Graphs Express Ideas

In economics, graphs are used to express ideas. The most common graphs we use throughout this book plot two variables on a coordinate system. One variable is plotted on the vertical or y-axis, while the other variable is plotted on the horizontal or x-axis.

In Figure A.1, for example, we plot a very generic graph of variable Y against variable X. Starting on the vertical axis at Y = 100, you read across to the point at which you hit the graph and then down to find X = 800. Thus, when Y = 100, X = 800. In this case, you can also see that when X = 800, then Y = 100. Similarly, when Y = 60, you can read from the graph that X = 400, and vice versa. As you may recall, the slope of a straight line is defined as the rise over the run or rise/run.

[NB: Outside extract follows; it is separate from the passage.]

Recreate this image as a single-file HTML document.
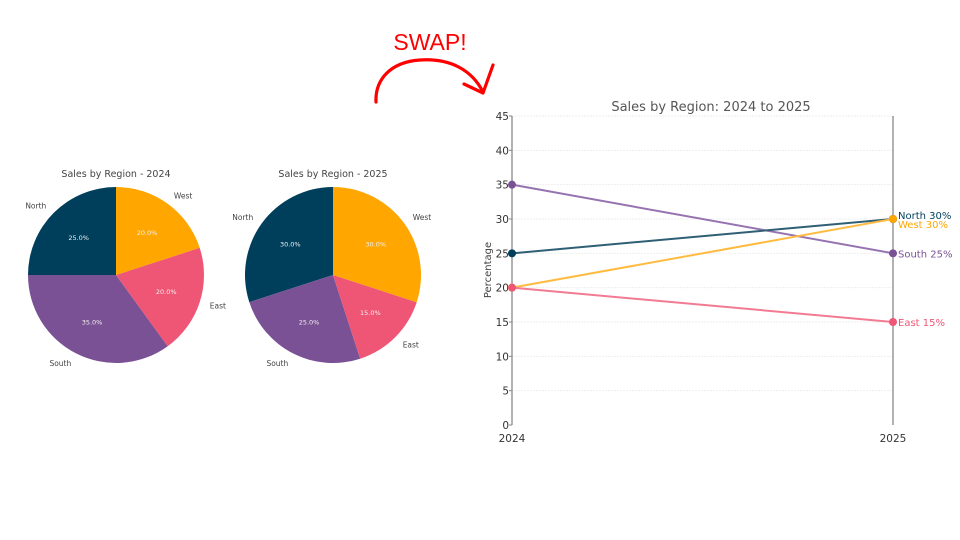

In this case, when Y rises from 60 to 100, a rise of 40, then X runs from 400 to 800, a run of 400, so the slope of the line is 40/400 = 0.1. The slope is positive, indicating that when Y increases so does X.

The Slope of a Line

Let’s now apply the idea of a graph to some economic concepts. In Chapter 3, we show how a demand curve can be constructed from hypothetical data on the price and quantity demanded of oil. We show this here as Figure A.2.

The table on the left of the figure shows that at a price of $55 per barrel buyers are willing and able to buy 5 million barrels of oil a day (MBD), or more simply at a price of $55, the quantity demanded is 5 MBD. You can read this information off the graph in the following way. Starting on the vertical axis, locate the price of $55. Then look to the right for the point where the $55 price hits the demand curve: looking down from this point, you see that the quantity demanded is 5 million barrels of oil per day. How about at a lower price of $20 per day? Start at $20 on the vertical axis and read to the right until the price hits the demand curve, then read down. Can you see that the quantity demanded at this price of $20 per barrel is 25 million barrels of oil per day?

A-2

A-3

We said that graphs express ideas, so what is the idea being expressed here? The most important fact about a demand curve is that it has a negative slope, that is, it slopes downward. This tells us the important but simple idea that as the price of a good falls, the quantity demanded increases. This is key: as the price of a good such as oil falls, people demand more of it.

A demand curve is a description of what would happen to the quantity demanded as the price of a good changed holding fixed all other influences on the quantity of oil demanded. (In this sense, demand curves are hypothetical and we rarely observe them directly.)

The quantity of oil demanded, for example, depends not just on the price of oil but on many other factors such as income or the price of other goods like automobiles and population, to name just a few of many influences. Today’s demand curve for oil, for example, depends on today’s income, price of automobiles and population. Imagine, for example, that average income today is $10,000, the price of an average automobile is $25,000 and world population is 7 billion. The blue curve in Figure A.3 shows the demand curve for oil under these conditions. Note that there are also many other influences on the demand for oil that we don’t list but that are also being held fixed. Most importantly, if any of these conditions changes then the demand curve for oil will shift.

A-4

If world population increases to 8 billion, for example, there will be a new demand curve for oil. With a greater population, there will be more barrels of oil demanded at every specific price so the demand curve will shift to the right. Equivalently, as the population increases, there will be a greater willingness to pay for any given quantity of oil so the demand curve will shift up. Thus, we say that an increase in demand is a shift in the curve up and to the right shown by the red curve in Figure A.3. Chapter 3 explains in greater detail how a demand curve shifts in response to changes in factors other than price.

What is important to emphasize here is that a demand curve is drawn holding fixed every influence on the quantity demanded other than price. Changes in any factor that influences the demand for oil other than price will produce a new demand curve.

One more important feature of two variables graphed in a coordinate system is that these figures can be read in two different ways. For example, as we mention in Chapter 3, demand curves can be read both horizontally and vertically. Read “horizontally,” you can see from Figure A.4 that at a price of $20 per barrel demanders are willing and able to buy 25 million barrels of oil per day. Read “vertically,” you can see that the maximum price that demanders are willing to pay for 25 million barrels of oil a day is $20 per barrel. Thus, demand curves show the quantity demanded at any price or the maximum willingness to pay (per unit) for any quantity.

It may seem difficult at first to interpret these graphs, but as you will see, graphs are amazingly useful for thinking about difficult economic problems. It’s like learning to drive a car—at first it’s not easy and you will make some mistakes but once you learn how to drive your ability to do things and go places increases enormously. The same thing is true with graphs!